At the reorganization of the regiment March 1, 1863, he was commissioned captain of Company F, and given the command of a battalion, as no major was commissioned after the reorganization until May, 1864. In a fight with the Cherokee Indians near Gatlinburg, East Tennessee, he was wounded in the left arm December 10, 1863, In May, 1864, a commission of major was given him, and at the opening of the campaign of 1865 he was made lieutenant-colonel, and given the active command of the regiment, Colonel W. J. Palmer having been promoted to brevet brigadier-general. He took an active part in all the movements of the regiment, except when on leave of absence from his wound, and with the column of Stoneman participated in the exciting campaigns through the western part of the Carolinas, and with his regiment, when looking for the trail of Jefferson Davis, made an important capture, which is spoken of in General Palmer's report as follows " On the morning of the 8th instant, while searching for Davis near the forks of the Appalachee and Oconee Rivers, Colonel Betts, Fifteenth Pennsylvania Cavalry, captured seven wagons hidden in the woods, which contained one hundred and eighty-eight thousand dollars in coin, and one million five hundred and eighty-eight thousand dollars in bank-notes, bonds, etc., of various Southern States, and about four million dollars of

 Confederate money, besides considerable specie, plate, and other valuables belonging to private citizens in Macon. . . . The wagons also contained the private baggage, maps, and official papers of Generals Beauregard and Pillow." In closing his report of the exciting chase, General Palmer says: " I desire to recommend for honorable mention and promotion Lieutenant-Colonel Charles M. Betts, commanding Fifteenth Pennsylvania Cavalry, for gallant conduct in charging and capturing a South Carolina battalion of cavalry, with its commanding officer, Lieutenant-Colonel Johnson, in front of Greensboro, N. C., on the morning of April 11, 1865; also for thoroughly preserving the discipline of his regiment on an active campaign, during which the troops were compelled to live exclusively on the country." For the action at Greensboro, N. C., he has lately received a medal of honor, in accordance with the Act of Congress approved March 3, 1863.

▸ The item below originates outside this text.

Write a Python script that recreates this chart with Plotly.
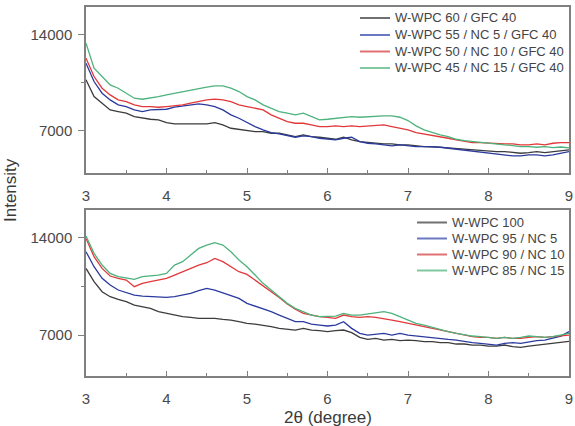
import numpy as np
import plotly.graph_objects as go

# 2-theta sampling grid (degrees)
two_theta = np.round(np.linspace(3, 9, 61), 2)

# ---- Top panel (with GFC 40) ----
top_names = ["W-WPC 60 / GFC 40", "W-WPC 55 / NC 5 / GFC 40",
             "W-WPC 50 / NC 10 / GFC 40", "W-WPC 45 / NC 15 / GFC 40"]
top_black = [10720, 9504, 9018, 8532, 8411, 8290, 8046, 7925, 7852, 7803,
             7609, 7512, 7512, 7488, 7512, 7512, 7609, 7439, 7196, 7123,
             7075, 6953, 6953, 6832, 6832, 6710, 6589, 6710, 6589, 6540,
             6467, 6394, 6540, 6346, 6224, 6151, 6103, 6054, 6054, 5981,
             5981, 5908, 5860, 5860, 5811, 5811, 5738, 5665, 5617, 5568,
             5568, 5495, 5495, 5422, 5374, 5422, 5495, 5422, 5495, 5568, 5617]
top_blue = [11935, 10598, 9747, 9261, 8897, 8776, 8532, 8411, 8532, 8532,
            8581, 8727, 8824, 8897, 8970, 8897, 8776, 8532, 8168, 7925,
            7609, 7318, 7075, 6880, 6783, 6637, 6540, 6637, 6589, 6467,
            6394, 6346, 6467, 6540, 6224, 6103, 6054, 5981, 5908, 5981,
            5908, 5860, 5860, 5860, 5811, 5738, 5665, 5617, 5495, 5422,
            5374, 5325, 5252, 5179, 5179, 5252, 5252, 5179, 5252, 5374, 5495]
top_red = [12299, 10962, 10112, 9626, 9261, 9140, 8897, 8776, 8776, 8727,
           8776, 8824, 8897, 9018, 9140, 9261, 9310, 9261, 9140, 8897,
           8776, 8654, 8532, 8168, 7925, 7682, 7560, 7560, 7439, 7318,
           7318, 7366, 7318, 7366, 7318, 7366, 7366, 7439, 7318, 7196,
           7075, 6880, 6783, 6710, 6589, 6467, 6346, 6224, 6151, 6151,
           6103, 6103, 6054, 6054, 5981, 5981, 6054, 5981, 6103, 6151, 6151]
top_green = [13392, 11570, 10962, 10355, 10112, 9747, 9383, 9310, 9383, 9504,
             9626, 9747, 9869, 9990, 10112, 10185, 10282, 10282, 10112, 9869,
             9504, 9261, 8897, 8654, 8411, 8290, 8168, 8290, 8046, 7803,
             7852, 7925, 7998, 8046, 7998, 8046, 8046, 8095, 8095, 7998,
             7755, 7366, 7075, 6880, 6710, 6589, 6394, 6297, 6224, 6151,
             6103, 6054, 5981, 5932, 5860, 5860, 5811, 5860, 5790, 5830, 5760]

# ---- Bottom panel (without GFC) ----
bot_names = ["W-WPC 100", "W-WPC 95 / NC 5", "W-WPC 90 / NC 10", "W-WPC 85 / NC 15"]
bot_black = [11780, 10825, 10109, 9751, 9560, 9393, 9154, 9035, 8916, 8677,
             8558, 8438, 8319, 8271, 8200, 8200, 8200, 8128, 8080, 7961,
             7842, 7794, 7722, 7603, 7484, 7412, 7364, 7484, 7364, 7316,
             7245, 7316, 7364, 7173, 6839, 6696, 6767, 6648, 6696, 6600,
             6648, 6600, 6529, 6529, 6457, 6457, 6362, 6362, 6290, 6290,
             6218, 6218, 6290, 6171, 6123, 6218, 6290, 6362, 6409, 6457, 6550]
bot_blue = [12974, 11899, 11064, 10587, 10229, 10038, 9871, 9799, 9751, 9703,
            9703, 9751, 9871, 9990, 10181, 10348, 10229, 10038, 9871, 9632,
            9274, 9083, 8916, 8677, 8438, 8200, 7961, 7961, 7794, 7722,
            7651, 7722, 7961, 7484, 7125, 7006, 7078, 7125, 7006, 7125,
            7006, 6935, 6887, 6839, 6767, 6696, 6648, 6529, 6457, 6409,
            6362, 6290, 6409, 6457, 6409, 6529, 6600, 6648, 6767, 6935, 7245]
bot_red = [13928, 12616, 11780, 11231, 11064, 10945, 10467, 10706, 10825, 10945,
           11064, 11303, 11541, 11780, 12019, 12186, 12496, 12258, 11899, 11541,
           11350, 10950, 10500, 10100, 9700, 9230, 8850, 8558, 8438, 8319,
           8271, 8200, 8438, 8319, 8271, 8319, 8271, 8200, 8080, 7961,
           7842, 7722, 7603, 7484, 7364, 7245, 7125, 7006, 6887, 6839,
           6839, 6767, 6839, 6767, 6767, 6839, 6887, 6839, 6887, 6935, 7006]
bot_green = [14095, 12854, 12019, 11422, 11183, 11064, 10992, 11183, 11231, 11303,
             11422, 12019, 12258, 12735, 13212, 13451, 13618, 13451, 12974, 12377,
             11899, 11303, 10706, 10229, 9751, 9274, 8916, 8677, 8438, 8319,
             8319, 8367, 8558, 8438, 8438, 8510, 8605, 8677, 8558, 8319,
             8080, 7842, 7722, 7555, 7412, 7245, 7125, 7006, 6935, 6887,
             6839, 6767, 6839, 6767, 6839, 6935, 6887, 6839, 6887, 7006, 7125]

colors = ["#3c3c3c", "#2b3a9e", "#e2383a", "#4db27c"]
legend_line_colors = ["#707070", "#6a78c0", "#e07070", "#80c8a0"]

fig = go.Figure()
for name, ys, c in zip(top_names, [top_black, top_blue, top_red, top_green], colors):
    fig.add_trace(go.Scatter(x=two_theta, y=ys, name=name, mode="lines",
                             line=dict(color=c, width=1.3),
                             xaxis="x", yaxis="y", showlegend=False))
for name, ys, c in zip(bot_names, [bot_black, bot_blue, bot_red, bot_green], colors):
    fig.add_trace(go.Scatter(x=two_theta, y=ys, name=name, mode="lines",
                             line=dict(color=c, width=1.3),
                             xaxis="x2", yaxis="y2", showlegend=False))

axcol = "#808080"
FONT = "Liberation Sans, Arial, sans-serif"
tickfont = dict(family=FONT, size=15, color="#4a4a4a")

def xax(anchor):
    return dict(domain=[0, 1], anchor=anchor, range=[3, 9],
                tickvals=[3, 4, 5, 6, 7, 8, 9], ticks="inside", ticklen=5,
                tickcolor=axcol, tickwidth=1.3, ticklabelstandoff=8,
                minor=dict(tickvals=[3.5, 4.5, 5.5, 6.5, 7.5, 8.5], ticks="inside",
                           ticklen=3, tickcolor=axcol),
                showline=True, linecolor=axcol, linewidth=1.5, mirror=True,
                showgrid=False, zeroline=False, tickfont=tickfont)

def yax(anchor, dom, rng):
    return dict(domain=dom, anchor=anchor, range=rng,
                tickvals=[7000, 14000], ticktext=["7000", "14000"],
                ticks="outside", ticklen=6, ticklabelstandoff=3,
                tickcolor=axcol, tickwidth=1.3,
                minor=dict(tickvals=[10500], ticks="outside", ticklen=3, tickcolor=axcol),
                showline=True, linecolor=axcol, linewidth=1.5, mirror=True,
                showgrid=False, zeroline=False, tickfont=tickfont)

# Manual legends (paper coordinates from pixel layout)
W, H, L = 575, 426, 86
PW = W - L - 6

def px2x(px):
    return (px - L) / PW

def py2y(py):
    return 1 - py / H

legfont = dict(family=FONT, size=13, color="#444444")
shapes, annotations = [], []
legend_specs = [
    (top_names, 360, 390, 393, [18, 35, 51.5, 68]),
    (bot_names, 417, 447, 450, [222.5, 238.5, 254.5, 270.5]),
]
for names, lx0, lx1, tx, rows in legend_specs:
    for name, c, py in zip(names, legend_line_colors, rows):
        shapes.append(dict(type="line", xref="paper", yref="paper",
                           x0=px2x(lx0), x1=px2x(lx1), y0=py2y(py), y1=py2y(py),
                           line=dict(color=c, width=2)))
        annotations.append(dict(text=name, xref="paper", yref="paper",
                                x=px2x(tx), y=py2y(py), xanchor="left", yanchor="middle",
                                showarrow=False, font=legfont))

annotations += [
    dict(text="Intensity", xref="paper", yref="paper", x=px2x(10), y=py2y(190),
         xanchor="center", yanchor="middle", textangle=-90, showarrow=False,
         font=dict(family=FONT, size=17, color="#3a3a3a")),
    dict(text="2θ (degree)", xref="paper", yref="paper", x=0.5, y=py2y(417),
         xanchor="center", yanchor="middle", showarrow=False,
         font=dict(family=FONT, size=17, color="#3a3a3a")),
]

fig.update_layout(
    width=W, height=H,
    margin=dict(l=L, r=6, t=0, b=0),
    paper_bgcolor="white", plot_bgcolor="white",
    xaxis=xax("y"),
    yaxis=yax("x", [0.594, 0.984], [3940, 16040]),
    xaxis2=xax("y2"),
    yaxis2=yax("x2", [0.117, 0.507], [4060, 15960]),
    showlegend=False,
    shapes=shapes,
    annotations=annotations,
)

fig.write_html("out.html")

Colonel Betts was mustered out of service with his regiment June 21, 1865, and has since achieved success in the wholesale lumber business, having been for nearly twenty-five years a member of the firm of Taylor & Betts, and since 1890 the senior of the firm of Charles M. Betts & Co., at Philadelphia, Pennsylvania, and Buffalo, New York. He is a member of the Pennsylvania Commandery, Military Order of the Loyal Legion, and served three years in the council of that body. He takes an active interest in G. A. R. matters, and is past commander of Post 2, Philadelphia. He was one of the incorporators of the Lumbermen's Exchange, Philadelphia, serving as a director in that organization, and its president in the year 1890.

On May 3, 1866, he was married to Louisa G. Hance. Four sons and one daughter are the result of this union.